The historical reliance on gravimetric (BaSO₄ precipitation for sulfate) and volumetric (Mohr’s method for chloride) techniques in cement analysis has given way to instrumental methods because of their superior speed, specificity, and ability to perform multi-ion determination simultaneously. ISO 29581-2 aligns with the broader trend in cement chemistry toward instrumental automation, matching the capabilities of X-ray fluorescence (XRF) for major elements while providing direct speciation information that XRF cannot deliver. The standard is applicable to Portland cement, blended cements, calcium aluminate cements, and cement raw materials, covering the concentration ranges typically encountered: sulfate as SO₃ from 0.1 % to 5.0 % by mass, chloride from 0.001 % to 0.1 %, and fluoride from 0.001 % to 0.5 %.
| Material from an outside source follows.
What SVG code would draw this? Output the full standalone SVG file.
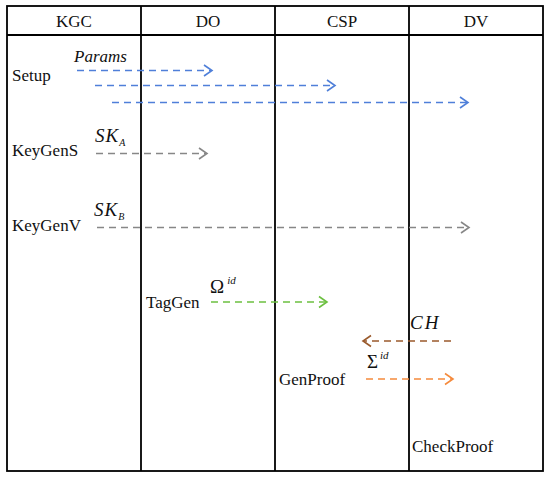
<svg xmlns="http://www.w3.org/2000/svg" width="550" height="478" viewBox="0 0 550 478">
<defs>
<style>
.t{font-family:"Liberation Serif","Times New Roman",serif;font-size:17px;fill:#111}
.h{font-family:"Liberation Serif","Times New Roman",serif;font-size:17px;fill:#111;text-anchor:middle}
.m{font-family:"Liberation Serif","Times New Roman",serif;font-style:italic;fill:#111}
.g{stroke:#000;stroke-width:1.8;fill:none}
.c{fill:none;stroke-width:1.6;stroke-dasharray:7 5}
.ah{fill:none;stroke-width:1.6}
</style>
</defs>
<rect width="550" height="478" fill="#fff"/>
<g id="frame">
<rect class="g" x="7" y="6" width="536" height="465"/>
<line class="g" x1="7" y1="35" x2="543" y2="35"/>
<line class="g" x1="141" y1="6" x2="141" y2="471"/>
<line class="g" x1="275" y1="6" x2="275" y2="471"/>
<line class="g" x1="409" y1="6" x2="409" y2="471"/>
</g>
<g id="headers">
<text class="h" x="74" y="27">KGC</text>
<text class="h" x="208" y="27">DO</text>
<text class="h" x="342" y="27">CSP</text>
<text class="h" x="476" y="27">DV</text>
</g>
<g id="setup"><text class="t" x="12" y="81">Setup</text></g>
<g id="keygens"><text class="t" x="12" y="156">KeyGenS</text></g>
<g id="keygenv"><text class="t" x="12" y="231">KeyGenV</text></g>
<g id="taggen"><text class="t" x="146" y="308">TagGen</text></g>
<g id="genproof"><text class="t" x="279" y="385">GenProof</text></g>
<g id="checkproof"><text class="t" x="412" y="452">CheckProof</text></g>
<g id="connectors">
<g stroke="#4F7FD9">
<line class="c" x1="77" y1="70.5" x2="211" y2="70.5"/>
<polyline class="ah" points="204,65 212,70.5 204,76"/>
<line class="c" x1="95" y1="85.5" x2="334" y2="85.5"/>
<polyline class="ah" points="327,80 335,85.5 327,91"/>
<line class="c" x1="112" y1="102.5" x2="467" y2="102.5"/>
<polyline class="ah" points="460,97 468,102.5 460,108"/>
</g>
<g stroke="#878787">
<line class="c" x1="96" y1="153.5" x2="206" y2="153.5"/>
<polyline class="ah" points="199,148 207,153.5 199,159"/>
<line class="c" x1="97" y1="227.5" x2="468" y2="227.5"/>
<polyline class="ah" points="461,222 469,227.5 461,233"/>
</g>
<g stroke="#6CC040">
<line class="c" x1="211" y1="302" x2="326" y2="302"/>
<polyline class="ah" points="319,296.5 327,302 319,307.5"/>
</g>
<g stroke="#9A5A2C">
<line class="c" x1="451" y1="341" x2="364" y2="341"/>
<polyline class="ah" points="371,335.5 363,341 371,346.5"/>
</g>
<g stroke="#F58A3C">
<line class="c" x1="366" y1="379" x2="452" y2="379"/>
<polyline class="ah" points="445,373.5 453,379 445,384.5"/>
</g>
</g>
<g id="labels">
<text class="m" x="74" y="62" font-size="17">Params</text>
<text class="m" x="95" y="142" font-size="19" letter-spacing="1">SK<tspan font-size="10" dy="4">A</tspan></text>
<text class="m" x="94" y="216" font-size="19" letter-spacing="1">SK<tspan font-size="10" dy="4">B</tspan></text>
<text x="210" y="293" font-family="Liberation Serif,serif" font-size="19" fill="#111">Ω<tspan class="m" font-size="11" dx="3" dy="-9">id</tspan></text>
<text class="m" x="410" y="329" font-size="19" letter-spacing="2">CH</text>
<text x="367" y="368" font-family="Liberation Serif,serif" font-size="19" fill="#111">Σ<tspan class="m" font-size="11" dx="2" dy="-9">id</tspan></text>
</g>
</svg>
| Ion | Typical Column | Eluent | Retention Time (min) | Detection Limit (mg/L) | RSD (%) |
|---|---|---|---|---|---|
| F⁻ | IonPac AS22 | 4.5 mM Na₂CO₃ / 1.4 mM NaHCO₃ | 3.2 | 0.02 | 1.5 |
| Cl⁻ | IonPac AS22 | 4.5 mM Na₂CO₃ / 1.4 mM NaHCO₃ | 4.5 | 0.03 | 1.2 |
| NO₃⁻ | IonPac AS22 | 4.5 mM Na₂CO₃ / 1.4 mM NaHCO₃ | 6.8 | 0.05 | 1.8 |
| PO₄³⁻ | IonPac AS22 | 4.5 mM Na₂CO₃ / 1.4 mM NaHCO₃ | 9.5 | 0.10 | 2.1 |
| SO₄²⁻ | IonPac AS22 | 4.5 mM Na₂CO₃ / 1.4 mM NaHCO₃ | 12.0 | 0.08 | 1.6 |
The sample preparation protocol is carefully specified to ensure complete dissolution of the cement matrix without loss of volatile analytes. A 1.0 g sample of finely ground cement (passed through a 63 µm sieve) is mixed with 10 mL of deionised water and 0.5 mL of concentrated nitric acid in a polypropylene beaker. The suspension is stirred for 30 minutes at room temperature, then filtered through a 0.45 µm membrane filter. The first 5 mL of filtrate is discarded to avoid adsorption effects, and the remaining filtrate is collected for IC analysis. For total sulfate determination including insoluble sulfate phases (e.g., anhydrite, alkali sulfates), a more aggressive extraction using 0.2 M hydrochloric acid at 60 °C for 1 hour is required.
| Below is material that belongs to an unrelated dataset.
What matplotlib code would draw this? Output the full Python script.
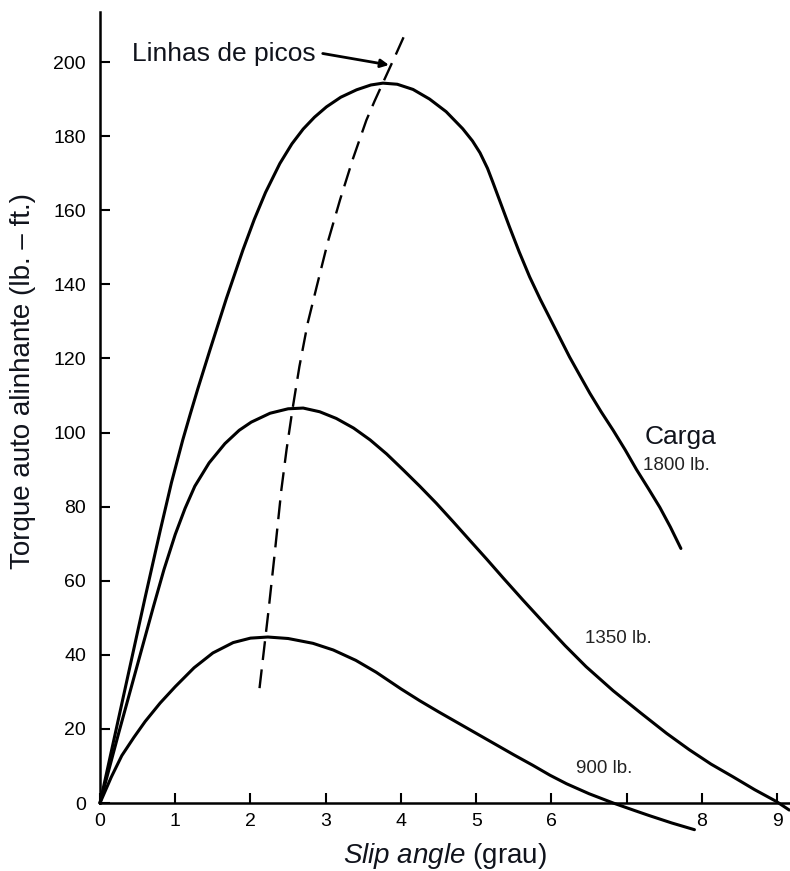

Chromatographic conditions follow established IC practice: anion-exchange column with carbonate/bicarbonate eluent at 1.2 mL/min flow rate, suppressor current of 50 mA, and conductivity detection. The standard permits the use of gradient elution when a wider range of anions must be determined simultaneously. Column temperature is maintained at 30 °C ± 1 °C to ensure reproducible retention times. Calibration is performed using at least five standard concentrations spanning the expected sample range, with a minimum correlation coefficient of 0.999. An internal standard (typically bromide at 2 mg/L) corrects for injection volume variations and matrix effects. Method validation requires triplicate analysis of certified reference materials with recovery between 95 % and 105 % of the certified value.
The sulfate content of cement directly controls the rate of ettringite (AFt) formation during hydration, which governs setting time and early strength development. ISO 29581-2 enables precise sulfate determination, allowing cement producers to optimise the addition of calcium sulfate (gypsum, hemihydrate, or anhydrite) to achieve the desired setting characteristics. Undersulfation leads to flash set — an uncontrolled rapid stiffening within minutes — while oversulfation causes false set or, in extreme cases, delayed ettringite formation (DEF) that can damage hardened concrete. The standard’s accuracy (RSD < 2 %) is sufficient to control sulfate addition within ±0.1 % SO₃, providing the consistency required for modern concrete production.
Chloride analysis by IC is particularly valuable for assessing the risk of reinforcement corrosion. The threshold chloride content for corrosion initiation in reinforced concrete is typically 0.4 % by mass of cement (acid-soluble) or 0.2 % (water-soluble). ISO 29581-2’s water-soluble chloride determination closely correlates with the free chloride concentration in pore solution, which is the species that actively participates in the depassivation of steel reinforcement. The IC method also identifies the source of chloride contamination — distinguishing between chloride from chloride-containing admixtures, chloride from aggregates, and chloride from mixing water — enabling targeted corrective actions.